2:39, we're talking about different things. 1:55's reference, I thought, was to the Governor's CJD's demand that counties update their arrest and adjudication data or lose federal grant funds, which most of them only did when that mild but effective coercion was applied. Also, I may not know everything, but I do know that the Governor's Criminal Justice Division (CJD) - the subject of this post - and "CJAD" at TDCJ are different entities. Your comments appear to confuse them amidst your TCOOMMI obsession. Focus, amigo, focus!

Anonymous said...

There have been a bunch of national, and international studies, which have come out in the past few years showing drug court DO NOT WORK as they say. That most studies which suggest so, are improper in their controls and cost analysis.
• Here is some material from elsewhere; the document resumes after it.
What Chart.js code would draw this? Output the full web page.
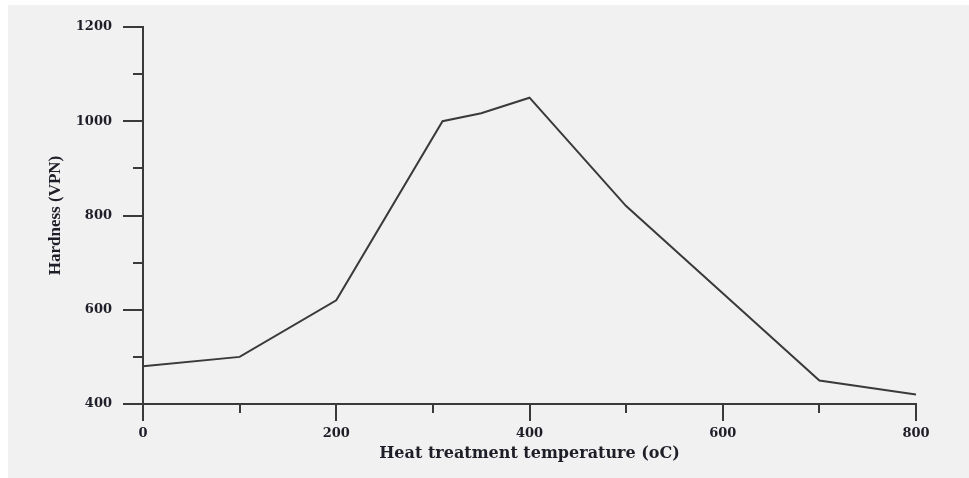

Studies include:

- The Brookings Institute
- The Drug Court Fraud (Yale/UPENN)
- The UK Justice Ministry
- The Scottish Justice Ministry
- The Drug Court Scandal (NC Law Review, Judge Morris Hoffman)
- Fordham Law
- Cambridge

etc. ect.

It is about time these things are put under proper scrutiny, and are forced to collect data in some uniform manner in which nationally recognized research institutions can conduct studies on them, not the local yocal community college that is best friends with the local drug court managers....

Gritsforbreakfast said...

6:25, I'm all for applying close, outcome-based scrutiny to specialty courts and redirecting funding from the ones that don't work. But I think the research on strong probation shows better outcomes than you portray. From what I've read and heard, the general consensus is that when more resources are applied, strong probation measures work pretty well, e.g., see this assessmet.

Now, different judges run them different ways, and you're right more research needs to be done to clarify what works and to steer specialty courts toward those methods. But I don't think the evidence supports your assertion that drug courts, mental health courts etc., should be abolished outright.